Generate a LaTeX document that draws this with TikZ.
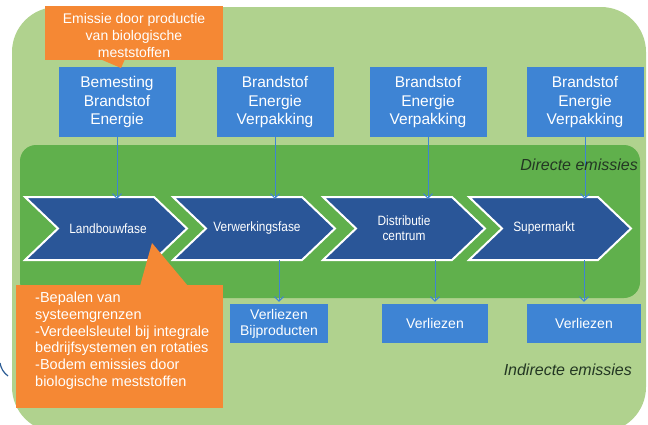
\documentclass[tikz,border=0pt]{standalone}
\usepackage{fontspec}
\setmainfont{Liberation Sans}
\newfontfamily\narrowfont[FakeStretch=0.88]{Liberation Sans}
\usetikzlibrary{arrows.meta}
\definecolor{lightgreen}{RGB}{176,210,142}
\definecolor{darkgreen}{RGB}{96,176,76}
\definecolor{boxblue}{RGB}{62,132,212}
\definecolor{chevblue}{RGB}{42,86,152}
\definecolor{orangec}{RGB}{245,136,52}
\definecolor{labeltext}{RGB}{35,55,35}
\begin{document}
\begin{tikzpicture}[x=1pt,y=-1pt,
  topbox/.style={fill=boxblue, text=white, minimum width=117pt, minimum height=70pt, inner sep=0pt, align=center, font=\fontsize{15.5}{18.5}\selectfont},
  botbox/.style={fill=boxblue, text=white, minimum height=39pt, inner sep=0pt, align=center, font=\fontsize{14}{16}\selectfont},
  chevron/.style={fill=chevblue, draw=white, line width=2pt, line join=miter},
  chevtext/.style={text=white, align=center, minimum height=63pt, inner sep=0pt, font=\narrowfont\fontsize{13.5}{15}\selectfont},
  link/.style={draw=boxblue, line width=1pt, -{Straight Barb[length=4.5pt,width=9pt]}},
  callout/.style={fill=orangec},
  calltext/.style={text=white, inner sep=0pt, font=\fontsize{14.5}{16.7}\selectfont},
  zone/.style={text=labeltext, inner sep=0pt, font=\itshape\fontsize{16}{18}\selectfont}
]
\useasboundingbox (0,0) rectangle (648,424);
% backgrounds
\fill[lightgreen, rounded corners=45pt] (12,7) rectangle (646,432);
\fill[darkgreen, rounded corners=16pt] (20,145) rectangle (640,298);
\draw[boxblue!70!black, line width=1.2pt] (0,363) to[bend right=20] (8,376);
% chevrons
\foreach \x in {25,173,323,469}{
  \path[chevron] (\x,197) -- ({\x+129},197) -- ({\x+162},228.5) -- ({\x+129},260) -- (\x,260) -- ({\x+33},228.5) -- cycle;
}
\node[chevtext] (ch1) at (108,228.5) {Landbouwfase};
\node[chevtext] (ch2) at (257,228.5) {Verwerkingsfase};
\node[chevtext] (ch3) at (404,228.5) {Distributie\\centrum};
\node[chevtext] (ch4) at (544,228.5) {Supermarkt};
% top boxes
\node[topbox] (t1) at (117,102) {Bemesting\\Brandstof\\Energie};
\node[topbox] (t2) at (275,102) {Brandstof\\Energie\\Verpakking};
\node[topbox] (t3) at (428,102) {Brandstof\\Energie\\Verpakking};
\node[topbox] (t4) at (585,102) {Brandstof\\Energie\\Verpakking};
% bottom boxes
\node[botbox, minimum width=98pt] (v1) at (279,323.5) {Verliezen\\Bijproducten};
\node[botbox, minimum width=106pt] (v2) at (435,323.5) {Verliezen};
\node[botbox, minimum width=114pt] (v3) at (584,323.5) {Verliezen};
% connectors
\draw[link] (t1.south) -- ([yshift=-2pt]t1.south |- ch1.north);
\draw[link] (t2.south) -- ([yshift=-2pt]t2.south |- ch2.north);
\draw[link] (t3.south) -- ([yshift=-2pt]t3.south |- ch3.north);
\draw[link] (t4.south) -- ([yshift=-2pt]t4.south |- ch4.north);
\draw[link] (v1.north |- ch2.south) -- ([yshift=2pt]v1.north);
\draw[link] (v2.north |- ch3.south) -- ([yshift=2pt]v2.north);
\draw[link] (v3.north |- ch4.south) -- ([yshift=2pt]v3.north);
% top callout
\fill[callout] (45,6) rectangle (223,60);
\fill[callout] (100,59) -- (125,59) -- (121,68) -- cycle;
\node[calltext, align=center, font=\fontsize{14}{17}\selectfont] (co1) at (134,35) {Emissie door productie\\van biologische\\meststoffen};
% bottom callout
\fill[callout] (16,285) rectangle (223,408);
\fill[callout] (140,286) -- (152,243) -- (188,286) -- cycle;
\node[calltext, align=left, anchor=north west] (co2) at (35,292) {-Bepalen van\\systeemgrenzen\\-Verdeelsleutel bij integrale\\bedrijfsystemen en rotaties\\-Bodem emissies door\\biologische meststoffen};
% zone labels
\node[zone, anchor=east] (dz) at (638,165) {Directe emissies};
\node[zone, anchor=east] (iz) at (632,370) {Indirecte emissies};
\end{tikzpicture}
\end{document}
###
**Aim of the exercise**
Pictures in the data above should not be copied; transcribe everything else exactly.

**Written response**
Generate a LaTeX document that draws this with TikZ.
\documentclass[tikz,border=0pt]{standalone}
\usepackage{fontspec}
\setmainfont{Liberation Sans}
\newfontfamily\narrowfont[FakeStretch=0.88]{Liberation Sans}
\usetikzlibrary{arrows.meta}
\definecolor{lightgreen}{RGB}{176,210,142}
\definecolor{darkgreen}{RGB}{96,176,76}
\definecolor{boxblue}{RGB}{62,132,212}
\definecolor{chevblue}{RGB}{42,86,152}
\definecolor{orangec}{RGB}{245,136,52}
\definecolor{labeltext}{RGB}{35,55,35}
\begin{document}
\begin{tikzpicture}[x=1pt,y=-1pt,
  topbox/.style={fill=boxblue, text=white, minimum width=117pt, minimum height=70pt, inner sep=0pt, align=center, font=\fontsize{15.5}{18.5}\selectfont},
  botbox/.style={fill=boxblue, text=white, minimum height=39pt, inner sep=0pt, align=center, font=\fontsize{14}{16}\selectfont},
  chevron/.style={fill=chevblue, draw=white, line width=2pt, line join=miter},
  chevtext/.style={text=white, align=center, minimum height=63pt, inner sep=0pt, font=\narrowfont\fontsize{13.5}{15}\selectfont},
  link/.style={draw=boxblue, line width=1pt, -{Straight Barb[length=4.5pt,width=9pt]}},
  callout/.style={fill=orangec},
  calltext/.style={text=white, inner sep=0pt, font=\fontsize{14.5}{16.7}\selectfont},
  zone/.style={text=labeltext, inner sep=0pt, font=\itshape\fontsize{16}{18}\selectfont}
]
\useasboundingbox (0,0) rectangle (648,424);
% backgrounds
\fill[lightgreen, rounded corners=45pt] (12,7) rectangle (646,432);
\fill[darkgreen, rounded corners=16pt] (20,145) rectangle (640,298);
\draw[boxblue!70!black, line width=1.2pt] (0,363) to[bend right=20] (8,376);
% chevrons
\foreach \x in {25,173,323,469}{
  \path[chevron] (\x,197) -- ({\x+129},197) -- ({\x+162},228.5) -- ({\x+129},260) -- (\x,260) -- ({\x+33},228.5) -- cycle;
}
\node[chevtext] (ch1) at (108,228.5) {Landbouwfase};
\node[chevtext] (ch2) at (257,228.5) {Verwerkingsfase};
\node[chevtext] (ch3) at (404,228.5) {Distributie\\centrum};
\node[chevtext] (ch4) at (544,228.5) {Supermarkt};
% top boxes
\node[topbox] (t1) at (117,102) {Bemesting\\Brandstof\\Energie};
\node[topbox] (t2) at (275,102) {Brandstof\\Energie\\Verpakking};
\node[topbox] (t3) at (428,102) {Brandstof\\Energie\\Verpakking};
\node[topbox] (t4) at (585,102) {Brandstof\\Energie\\Verpakking};
% bottom boxes
\node[botbox, minimum width=98pt] (v1) at (279,323.5) {Verliezen\\Bijproducten};
\node[botbox, minimum width=106pt] (v2) at (435,323.5) {Verliezen};
\node[botbox, minimum width=114pt] (v3) at (584,323.5) {Verliezen};
% connectors
\draw[link] (t1.south) -- ([yshift=-2pt]t1.south |- ch1.north);
\draw[link] (t2.south) -- ([yshift=-2pt]t2.south |- ch2.north);
\draw[link] (t3.south) -- ([yshift=-2pt]t3.south |- ch3.north);
\draw[link] (t4.south) -- ([yshift=-2pt]t4.south |- ch4.north);
\draw[link] (v1.north |- ch2.south) -- ([yshift=2pt]v1.north);
\draw[link] (v2.north |- ch3.south) -- ([yshift=2pt]v2.north);
\draw[link] (v3.north |- ch4.south) -- ([yshift=2pt]v3.north);
% top callout
\fill[callout] (45,6) rectangle (223,60);
\fill[callout] (100,59) -- (125,59) -- (121,68) -- cycle;
\node[calltext, align=center, font=\fontsize{14}{17}\selectfont] (co1) at (134,35) {Emissie door productie\\van biologische\\meststoffen};
% bottom callout
\fill[callout] (16,285) rectangle (223,408);
\fill[callout] (140,286) -- (152,243) -- (188,286) -- cycle;
\node[calltext, align=left, anchor=north west] (co2) at (35,292) {-Bepalen van\\systeemgrenzen\\-Verdeelsleutel bij integrale\\bedrijfsystemen en rotaties\\-Bodem emissies door\\biologische meststoffen};
% zone labels
\node[zone, anchor=east] (dz) at (638,165) {Directe emissies};
\node[zone, anchor=east] (iz) at (632,370) {Indirecte emissies};
\end{tikzpicture}
\end{document}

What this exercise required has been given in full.